By Konstantinos Anagnostakis, Junior Analyst KEDISA
Few days have passed since the earthquake of February 6th that shook central and south parts of Turkey, resulting in numerous casualties and a rising death toll number. International aid answered the Turkish calls quickly, with Greece being the first country to respond. Despite the historical rivalry and the conflicting national interests between the two countries, the humanitarian cause became a priority in the Greek political agenda. This situation brings us memories from the earthquakes that struck both Turkey and Greece in 1999. At that time, both countries responded to each other’s calamity, setting the stage for a bilateral rapprochement, a phenomenon later called as “earthquake diplomacy”.
In general, the earthquake diplomacy can be perceived as a field of the Disaster Diplomacy. It mainly studies how disasters affect politics and how disaster-related activities influence political decisions and trigger political actions. As Kelman puts it, disaster diplomacy is focusing on “how and why disaster-related activities do and do not yield diplomatic gains looking mainly at disaster-related activities affecting diplomacy rather than the reverse.” In other words, a humanitarian disaster can provide a new impetus for rapprochement between rival states, opening new windows of collaboration. This does not necessarily mean that it is enough to fill the gap between two countries, but it can provide a fertile ground in which new talks can be initiated. If the proper mechanisms are developed, an earthquake, for example, can act as a catalyst for social change, influencing state and non-state actors to take action and approach the societies in a more human-centric way rather than a state-centric one.
The earthquakes of 1999 in Turkey and Greece are a typical example of what can earthquake diplomacy achieve.

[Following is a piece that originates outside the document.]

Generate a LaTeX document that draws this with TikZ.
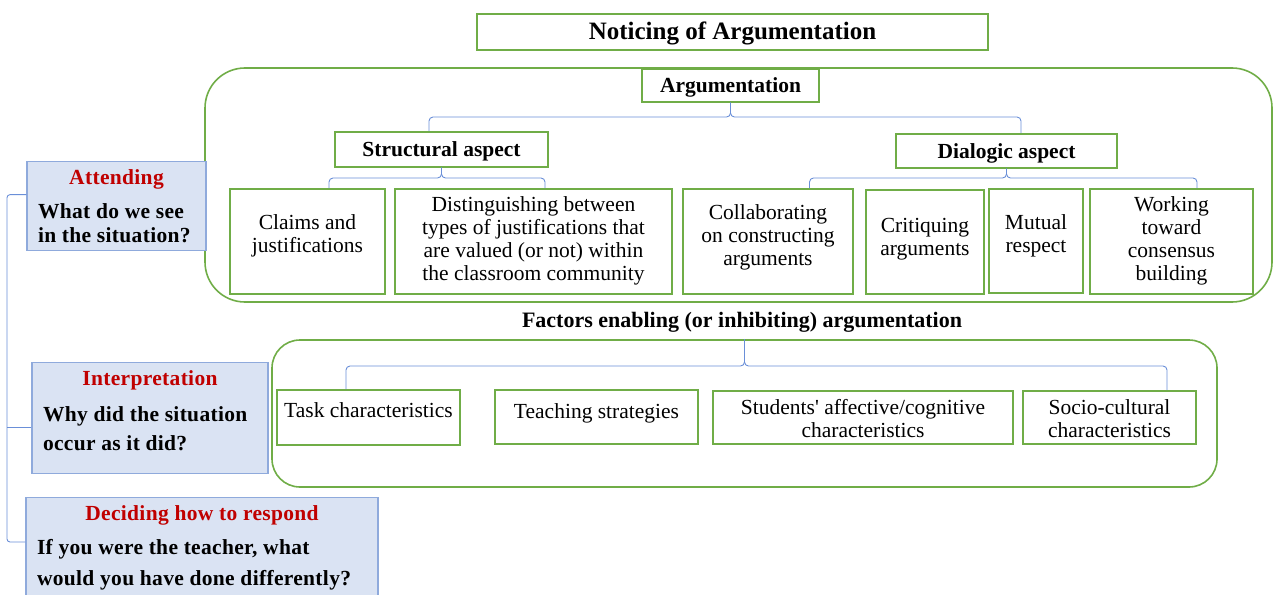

In August 1999, Turkey was hit by an earthquake disaster resulting in about 18.000 dead people. Greece immediately assisted Turkey and the aid became mutual when Turkey helped Greece recover from the 6.0-magnitude earthquake that struck its capital, Athens a month later. This “tit-for-tat” humanitarian interventions triggered social actions involving not only state actors but also NGOs, the public and the media. Fund-raising, collecting food and clothes, volunteering etc were some of the initiatives that did generate mutual understanding and goodwill between the two neighbours. Especially if we take into account the Imia incident that occurred three years earlier in 1996 and had severely damaged the Greek-Turkish relations, the 1999 earthquakes were the milestone for rapprochement, opening new avenues of reconciliation talks.
Similarly, the recent earthquake was quickly and widely covered by the Greek media, raising public awareness and support for the people affected. The civil society and non-state actors were mobilised collecting aid for the displaced. On a political level, Greek foreign minister Nikos Dendias visited the earthquake-stricken areas of Turkey, accompanied by his Turkish counterpart, Mevlut Cavusoglu. Greek President Katerina Sakellaropoulou and Greek Prime Minister Kyriakos Mitsotakis also called Turkish President Erdogan to express their support, despite their relations have been in historically low till then. However, we should not forget that in both countries, election campaigns are underway; both Greek and Turkish politicians use slogans with a nationalist background and so far this seems unlikely to change. Turkish elections are also at stake; the government will probably grab the chance to postpone the elections, avoiding the danger of being criticised under this momentum.
Briefly, a natural calamity (such as an earthquake) can have a positive impact providing a framework for new thinking in foreign policy, boosting diplomatic efforts and warming the bilateral relations between two traditionally rival states. Of course, this is highly unlikely to generate a rapprochement from the scratch, but with the proper political and social mechanisms developed, it is possible to influence bilateral relations in the short term. The national interests and the geopolitical landscape remain the same, but this could be a momentum for the two societies to be brought closer, as happened 24 years ago. It’s hard to predict, though, whether the earthquake diplomacy will be enough to reconcile the hostile neighbours this time.
Kelman, I., 2006. Acting on disaster diplomacy. Journal of International Affairs 59 (2), 215–240.